Remember Avengers: Infinity War? We all knew that Thanos was the “villain” because he was gathering Infinity Stones to fit into a gauntlet that would allow him to snap his fingers and eliminate half the population of the universe (randomly chosen lest he be unfair). This was to save the universe because overpopulation was ruining everything for everyone. He would bring balance, and it would be a good and plentiful universe for everyone who was left. I used quotation marks because there are a few who think #ThanosWasRight.
This is fantasy and fiction so the stakes would have to be massive. Half the population? Is it really a “lesser evil” for a “greater good”?

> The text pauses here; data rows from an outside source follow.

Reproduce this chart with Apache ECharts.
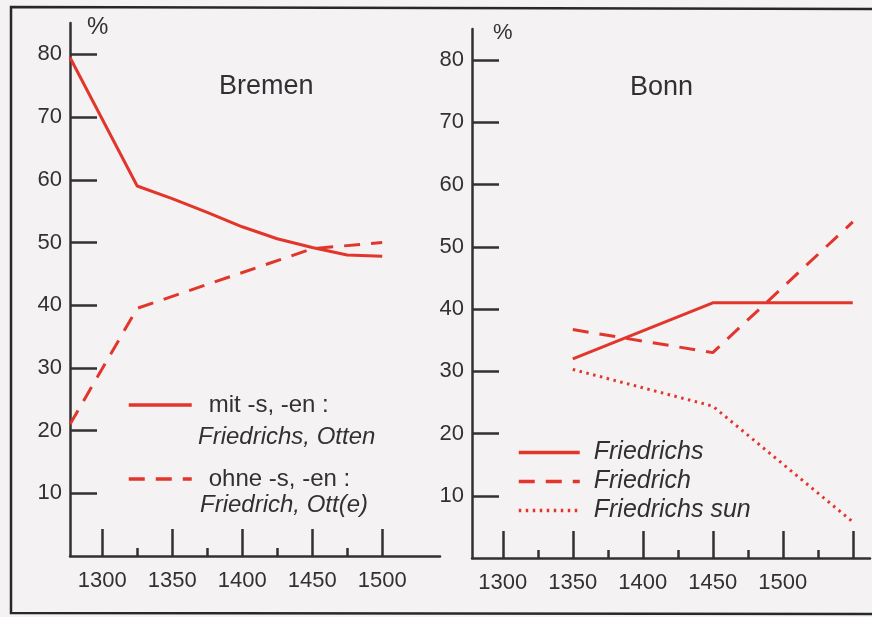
<!DOCTYPE html>
<html><head><meta charset="utf-8">
<script src="https://cdn.jsdelivr.net/npm/echarts@6/dist/echarts.min.js"></script>
<style>html,body{margin:0;padding:0;background:#f4f2f3;}#c{width:872px;height:617px;}</style>
</head><body><div id="c"></div>
<script>
// ---- data ----
const yTicks = [10, 20, 30, 40, 50, 60, 70, 80];
const bremenMajorTicks = [1300, 1350, 1400, 1450, 1500];
const bremenMinorTicks = [1325, 1375, 1425, 1475];
const bonnMajorTicks = [1300, 1350, 1400, 1450, 1500, 1550];
const bonnMinorTicks = [1325, 1375, 1425, 1475, 1525];
const bonnLabelTicks = [1300, 1350, 1400, 1450, 1500];

const bremenMitYears = [1277, 1325, 1350, 1375, 1400, 1425, 1450, 1475, 1500];
const bremenMitValues = [79.5, 59, 57, 54.8, 52.5, 50.6, 49.2, 48, 47.8];
const bremenOhneYears = [1277, 1325, 1450, 1500];
const bremenOhneValues = [21, 39.5, 49, 50];

const bonnYears = [1350, 1450, 1550];
const bonnFriedrichs = [32, 41, 41];
const bonnFriedrich = [36.7, 33, 54];
const bonnFriedrichsSun = [30.3, 24.4, 5.8];

const pairs = (xs, ys) => xs.map((x, i) => [x, ys[i]]);

const RED = '#e2352b';
const INK = '#333033';
const FONT = '"Liberation Sans", Arial, sans-serif';

function yAxis(gridIndex) {
  return {
    type: 'value', gridIndex, min: 0, max: 85,
    axisLine: { show: true, lineStyle: { color: INK, width: 2.5 } },
    axisTick: { show: true, inside: true, length: 27, customValues: yTicks, lineStyle: { color: INK, width: 2.5 } },
    axisLabel: { customValues: yTicks, color: INK, fontSize: 22, fontFamily: FONT, margin: 8, formatter: v => String(v) },
    splitLine: { show: false }
  };
}
function xAxis(gridIndex, min, max, ticks, labels, len, showLine) {
  return {
    type: 'value', gridIndex, min, max, position: 'bottom',
    axisLine: { show: showLine, onZero: false, lineStyle: { color: INK, width: 2.5 } },
    axisTick: { show: true, inside: true, length: len, customValues: ticks, lineStyle: { color: INK, width: 2.5 } },
    axisLabel: labels ? { customValues: labels, color: INK, fontSize: 22, fontFamily: FONT, margin: 14, formatter: v => String(v) } : { show: false },
    splitLine: { show: false }
  };
}

const chart = echarts.init(document.getElementById('c'));
chart.setOption({
  backgroundColor: '#f4f2f3',
  animation: false,
  grid: [
    { left: 70, top: 23, width: 370, height: 533 },
    { left: 472, top: 29, width: 398, height: 529 }
  ],
  xAxis: [
    xAxis(0, 1277, 1541.3, bremenMajorTicks, bremenMajorTicks, 27, true),
    xAxis(0, 1277, 1541.3, bremenMinorTicks, null, 8, false),
    xAxis(1, 1278, 1562.3, bonnMajorTicks, bonnLabelTicks, 27, true),
    xAxis(1, 1278, 1562.3, bonnMinorTicks, null, 8, false)
  ],
  yAxis: [yAxis(0), yAxis(1)],
  legend: [
    {
      data: ['mit -s, -en :', 'ohne -s, -en :'],
      orient: 'vertical', left: 122, top: 388, itemWidth: 63, itemHeight: 14, itemGap: 50,
      itemStyle: { opacity: 0 },
      lineStyle: { width: 3.5 },
      textStyle: { color: INK, fontSize: 24, fontFamily: FONT, lineHeight: 24, padding: [0, 0, 0, 12] }
    },
    {
      data: ['Friedrichs', 'Friedrich', 'Friedrichs sun'],
      orient: 'vertical', left: 512, top: 435, itemWidth: 61, itemHeight: 14, itemGap: 4,
      itemStyle: { opacity: 0 },
      lineStyle: { width: 3.5 },
      textStyle: { color: INK, fontSize: 25, fontFamily: FONT, fontStyle: 'italic', lineHeight: 25, padding: [0, 0, 0, 9] }
    }
  ],
  graphic: [
    { type: 'polyline', shape: { points: [[872, 9], [11, 7], [11, 613], [872, 614]] }, style: { stroke: '#2a272a', lineWidth: 2.5, fill: null } },
    { type: 'text', left: 87, top: 15, style: { text: '%', fill: INK, fontSize: 24, fontFamily: FONT } },
    { type: 'text', left: 493, top: 22, style: { text: '%', fill: INK, fontSize: 22, fontFamily: FONT } },
    { type: 'text', left: 219, top: 73, style: { text: 'Bremen', fill: INK, fontSize: 27, fontFamily: FONT } },
    { type: 'text', left: 630, top: 74, style: { text: 'Bonn', fill: INK, fontSize: 27, fontFamily: FONT } },
    { type: 'text', left: 198, top: 425, style: { text: 'Friedrichs, Otten', fill: INK, fontSize: 24, fontStyle: 'italic', fontFamily: FONT } },
    { type: 'text', left: 200, top: 493, style: { text: 'Friedrich, Ott(e)', fill: INK, fontSize: 24, fontStyle: 'italic', fontFamily: FONT } }
  ],
  series: [
    { name: 'mit -s, -en :', type: 'line', xAxisIndex: 0, yAxisIndex: 0, data: pairs(bremenMitYears, bremenMitValues), symbol: 'none', lineStyle: { color: RED, width: 3 }, itemStyle: { color: RED } },
    { name: 'ohne -s, -en :', type: 'line', xAxisIndex: 0, yAxisIndex: 0, data: pairs(bremenOhneYears, bremenOhneValues), symbol: 'none', lineStyle: { color: RED, width: 3, type: [16, 11] }, itemStyle: { color: RED } },
    { name: 'Friedrichs', type: 'line', xAxisIndex: 2, yAxisIndex: 1, data: pairs(bonnYears, bonnFriedrichs), symbol: 'none', lineStyle: { color: RED, width: 3 }, itemStyle: { color: RED } },
    { name: 'Friedrich', type: 'line', xAxisIndex: 2, yAxisIndex: 1, data: pairs(bonnYears, bonnFriedrich), symbol: 'none', lineStyle: { color: RED, width: 3, type: [16, 11] }, itemStyle: { color: RED } },
    { name: 'Friedrichs sun', type: 'line', xAxisIndex: 2, yAxisIndex: 1, data: pairs(bonnYears, bonnFriedrichsSun), symbol: 'none', lineStyle: { color: RED, width: 3, type: [2.5, 4.5] }, itemStyle: { color: RED } }
  ]
});
</script></body></html>
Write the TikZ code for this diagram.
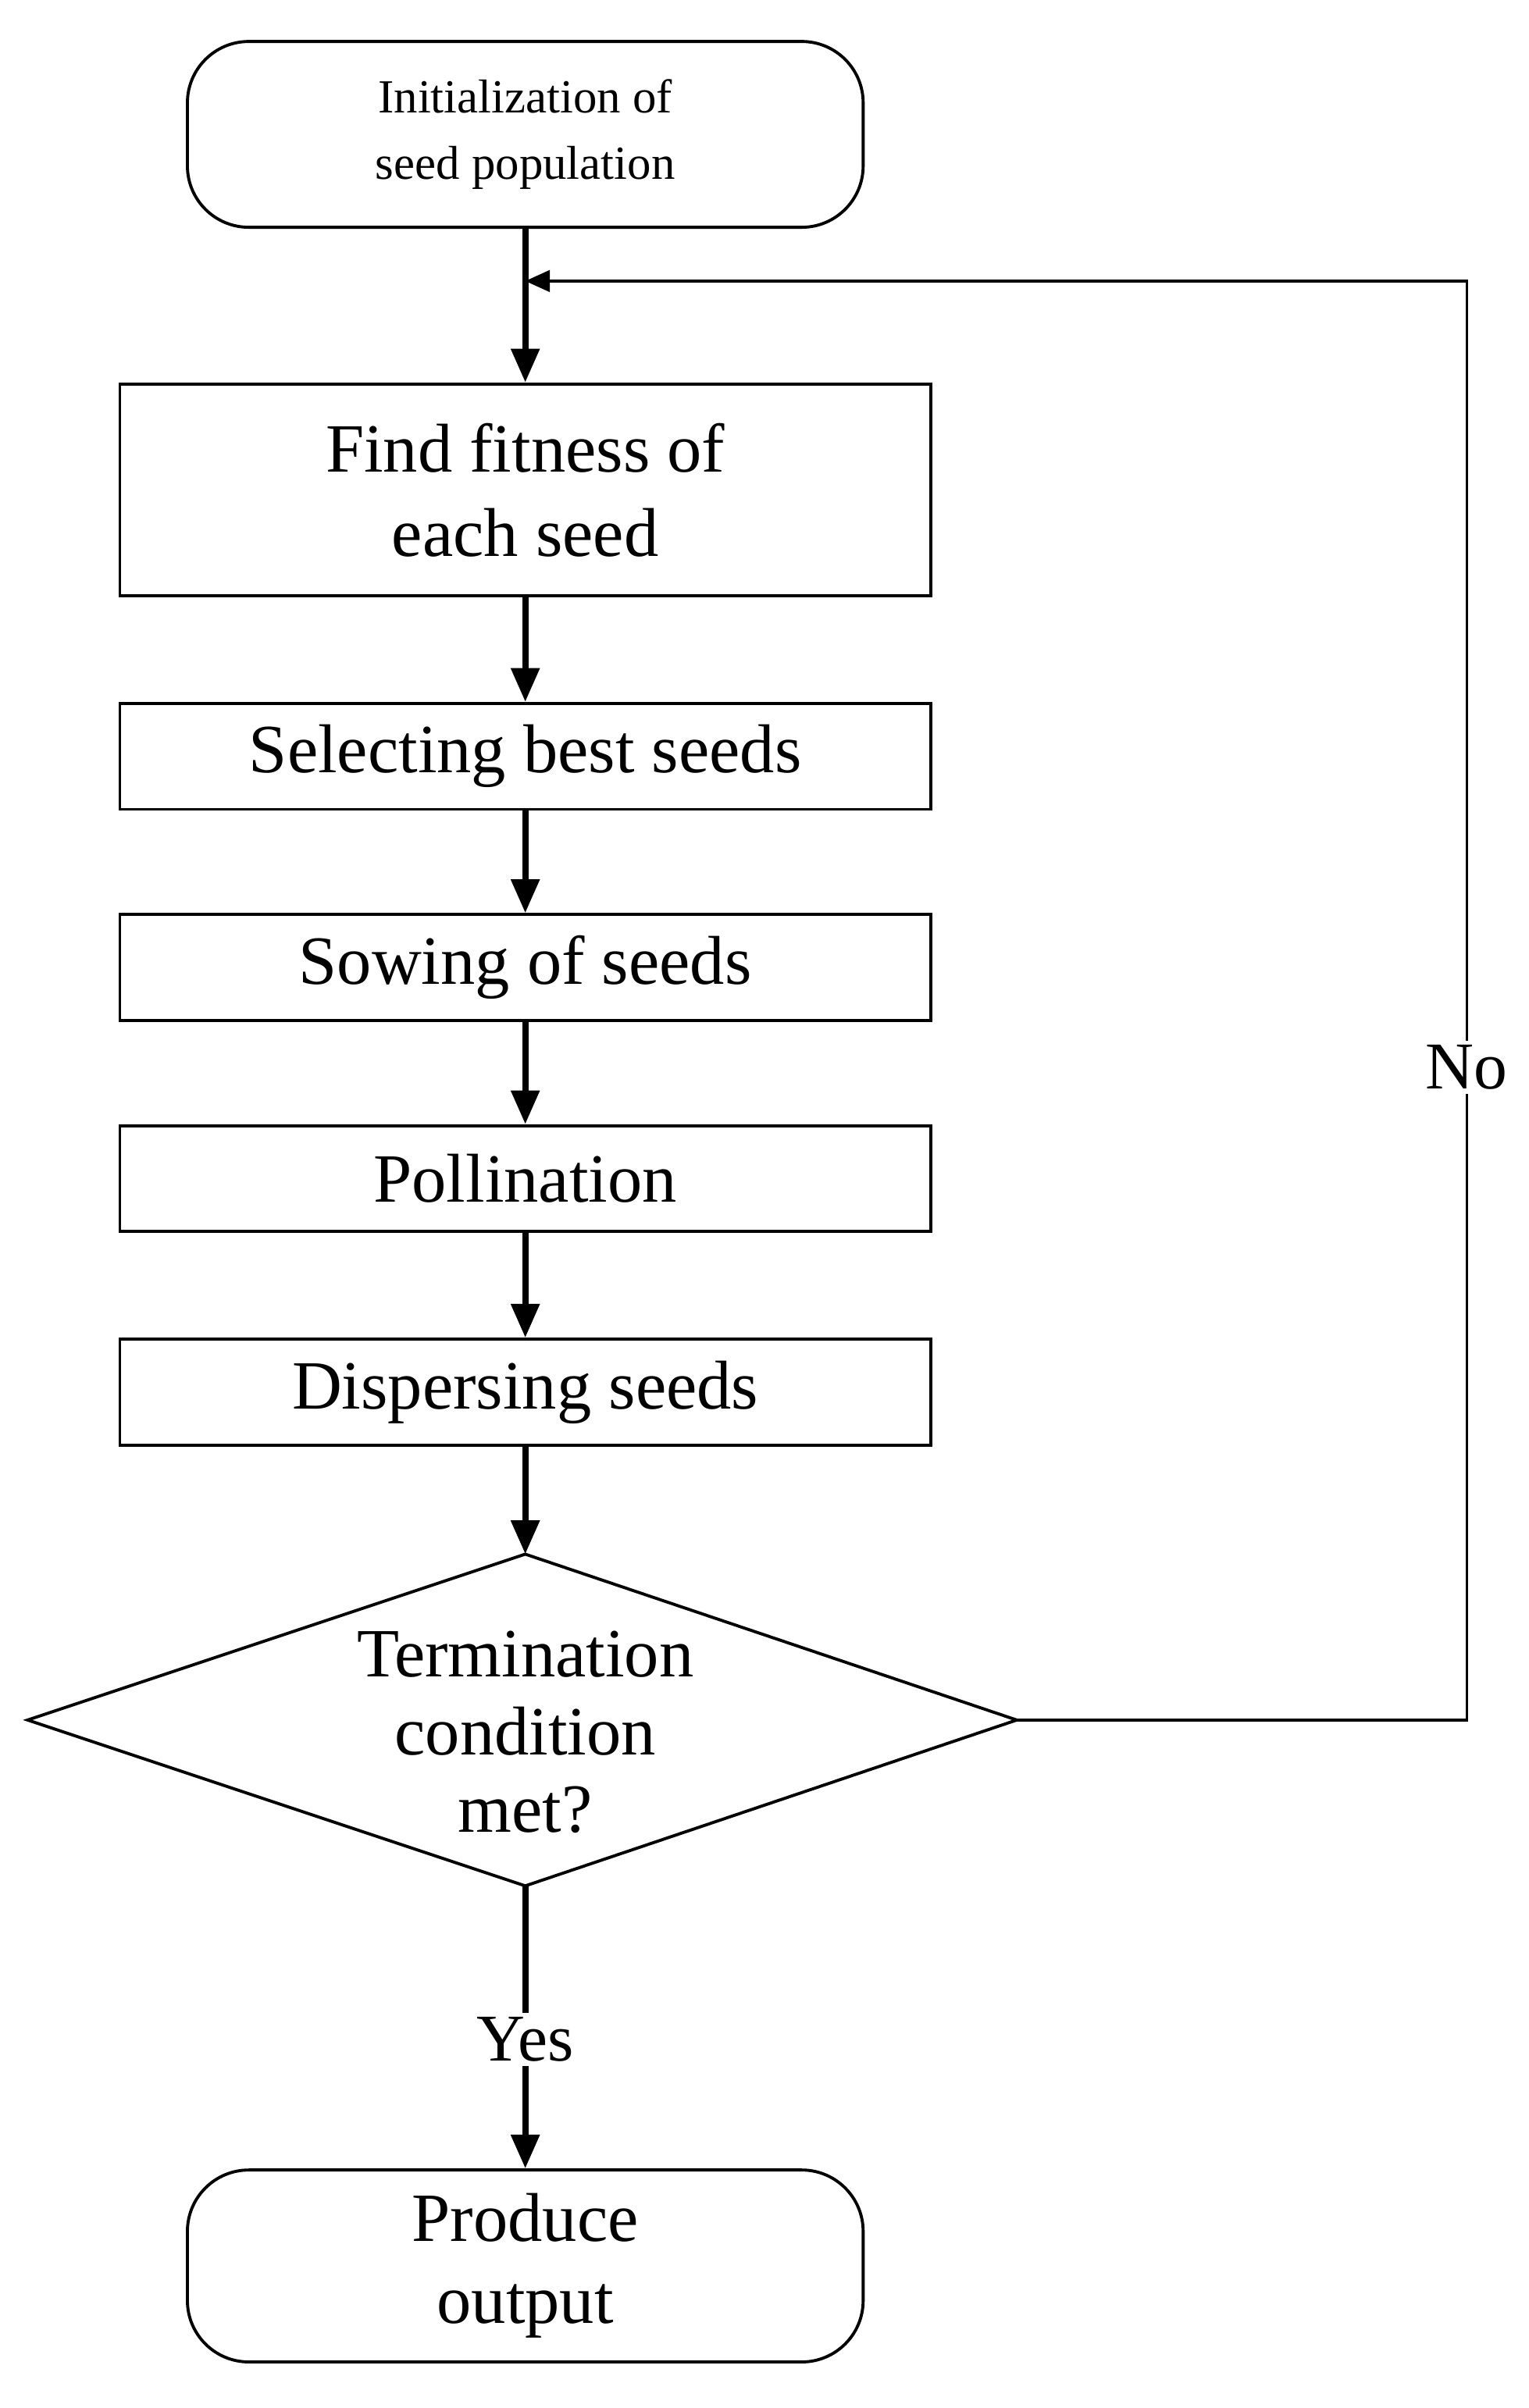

What about Typhoid Mary? She was an Irish immigrant to America in the late 1800s. She just wanted to make a living as a cook, and she seemed healthy. Turns out she was an asymptomatic carrier of typhoid. Once she found out, she worked as a laundress, but made a lot less money. Then she was injured. She changed her name and went back to work as a cook. Illness followed wherever she went, and she kept changing her name and working for other families. They confirmed three deaths, but it was never known if that was the total (insufficient contact tracing). Was she evil? I doubt it.
After her second arrest, she was kept in quarantine for 23 years and died of pneumonia. All she wanted was to make a good living and do what she enjoyed. Unfortunately, it made people ill and some died.
COVID-19 is definitely not going to take out half the world’s population. It won’t take out even 0.01%. In a fictional story, these stakes would not be high enough. In real life, the stakes are gigantic when it’s your parent, your sibling, or any other member of your family.
The percent of asymptomatic carriers of COVID-19 is unknown. I tried to look it up and saw numbers varying from 20% to 80% of those that have been tested. I’m sticking with unknown because if a person isn’t sick, he or she is unlikely to get tested unless required to do so.
So you’re “healthy.” Everyone you know is “healthy.” You just want to get back to normal. There are certainly dangers to economic shutdown. And, hey, isn’t it (meaning: some people dying) just a “lesser evil” for a “greater good”? People die all the time, so what’s a few more? Especially since a lot of the people dying are old and often have other conditions.
That argument would never work in Israel. Many old people in this country are Holocaust survivors. No person, no matter their political party, would ever think that it could ever be acceptable to value the economy over human life and build business on the bones of people who survived genocide.
Israelis desperately want to get back to normal. But will they sacrifice their elders? No.
This week Israel was pretty much open. You can sit in restaurants and cafes. Stores are open. But we had a spike in new cases (89 and the next day 121) at a couple of high schools. Teachers and students are being tested and put in quarantine. The Health Department specifically asked children not to visit their grandparents.
Israel doesn’t have a magic number of infections or deaths that are deemed acceptable (that I know of). Regardless of the inadequacy of our government (a post for another day perhaps), allowing preventable deaths due to an infectious disease is simply not part of the equation. Asymptomatic carriers cannot be allowed to become superspreaders, and in no version of Israel is the first choice to follow Thanos’s logic.
“Whoever destroys a soul, it is considered as if he destroyed an entire world. And whoever saves a life, it is considered as if he saved an entire world.”